-- START OF RAW DATA --

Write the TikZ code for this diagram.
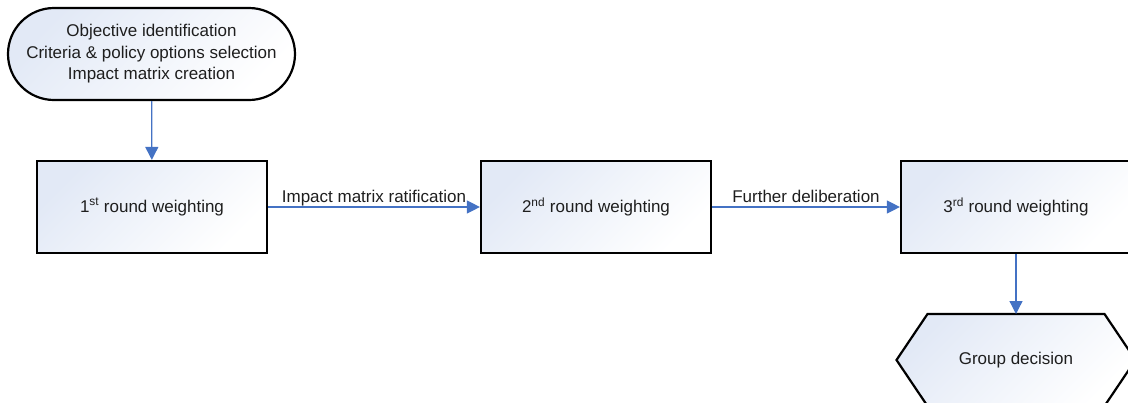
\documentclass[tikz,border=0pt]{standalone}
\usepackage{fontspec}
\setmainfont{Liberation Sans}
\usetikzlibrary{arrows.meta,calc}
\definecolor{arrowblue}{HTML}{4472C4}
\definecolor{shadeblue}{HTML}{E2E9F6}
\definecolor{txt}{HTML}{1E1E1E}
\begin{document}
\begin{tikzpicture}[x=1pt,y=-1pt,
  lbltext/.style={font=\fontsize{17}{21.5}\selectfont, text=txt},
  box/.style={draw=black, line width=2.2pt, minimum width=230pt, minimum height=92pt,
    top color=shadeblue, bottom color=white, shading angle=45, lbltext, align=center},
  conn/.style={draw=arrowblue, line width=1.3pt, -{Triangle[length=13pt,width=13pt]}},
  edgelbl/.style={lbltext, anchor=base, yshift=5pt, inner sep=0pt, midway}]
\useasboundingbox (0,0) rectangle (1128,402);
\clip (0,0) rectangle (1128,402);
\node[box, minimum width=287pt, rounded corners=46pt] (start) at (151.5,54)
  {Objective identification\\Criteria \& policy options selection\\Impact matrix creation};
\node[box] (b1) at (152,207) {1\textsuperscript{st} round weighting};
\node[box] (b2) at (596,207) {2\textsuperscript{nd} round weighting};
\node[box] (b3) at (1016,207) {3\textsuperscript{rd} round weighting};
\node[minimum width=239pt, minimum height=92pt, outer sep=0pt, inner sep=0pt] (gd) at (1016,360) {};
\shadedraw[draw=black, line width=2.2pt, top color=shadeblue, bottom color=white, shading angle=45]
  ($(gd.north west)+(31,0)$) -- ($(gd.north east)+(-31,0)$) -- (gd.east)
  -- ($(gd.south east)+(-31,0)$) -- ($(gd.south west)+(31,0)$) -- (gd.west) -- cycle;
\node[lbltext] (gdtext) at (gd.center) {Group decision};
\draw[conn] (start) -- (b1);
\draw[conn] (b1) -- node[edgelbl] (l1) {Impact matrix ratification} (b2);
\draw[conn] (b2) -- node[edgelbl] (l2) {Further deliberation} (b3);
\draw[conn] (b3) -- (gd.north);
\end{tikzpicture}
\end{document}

-- END OF RAW DATA --

STATED PROBLEM - Copy out each line exactly, without the pictures.

WORKED ANSWER -
Write the TikZ code for this diagram.
\documentclass[tikz,border=0pt]{standalone}
\usepackage{fontspec}
\setmainfont{Liberation Sans}
\usetikzlibrary{arrows.meta,calc}
\definecolor{arrowblue}{HTML}{4472C4}
\definecolor{shadeblue}{HTML}{E2E9F6}
\definecolor{txt}{HTML}{1E1E1E}
\begin{document}
\begin{tikzpicture}[x=1pt,y=-1pt,
  lbltext/.style={font=\fontsize{17}{21.5}\selectfont, text=txt},
  box/.style={draw=black, line width=2.2pt, minimum width=230pt, minimum height=92pt,
    top color=shadeblue, bottom color=white, shading angle=45, lbltext, align=center},
  conn/.style={draw=arrowblue, line width=1.3pt, -{Triangle[length=13pt,width=13pt]}},
  edgelbl/.style={lbltext, anchor=base, yshift=5pt, inner sep=0pt, midway}]
\useasboundingbox (0,0) rectangle (1128,402);
\clip (0,0) rectangle (1128,402);
\node[box, minimum width=287pt, rounded corners=46pt] (start) at (151.5,54)
  {Objective identification\\Criteria \& policy options selection\\Impact matrix creation};
\node[box] (b1) at (152,207) {1\textsuperscript{st} round weighting};
\node[box] (b2) at (596,207) {2\textsuperscript{nd} round weighting};
\node[box] (b3) at (1016,207) {3\textsuperscript{rd} round weighting};
\node[minimum width=239pt, minimum height=92pt, outer sep=0pt, inner sep=0pt] (gd) at (1016,360) {};
\shadedraw[draw=black, line width=2.2pt, top color=shadeblue, bottom color=white, shading angle=45]
  ($(gd.north west)+(31,0)$) -- ($(gd.north east)+(-31,0)$) -- (gd.east)
  -- ($(gd.south east)+(-31,0)$) -- ($(gd.south west)+(31,0)$) -- (gd.west) -- cycle;
\node[lbltext] (gdtext) at (gd.center) {Group decision};
\draw[conn] (start) -- (b1);
\draw[conn] (b1) -- node[edgelbl] (l1) {Impact matrix ratification} (b2);
\draw[conn] (b2) -- node[edgelbl] (l2) {Further deliberation} (b3);
\draw[conn] (b3) -- (gd.north);
\end{tikzpicture}
\end{document}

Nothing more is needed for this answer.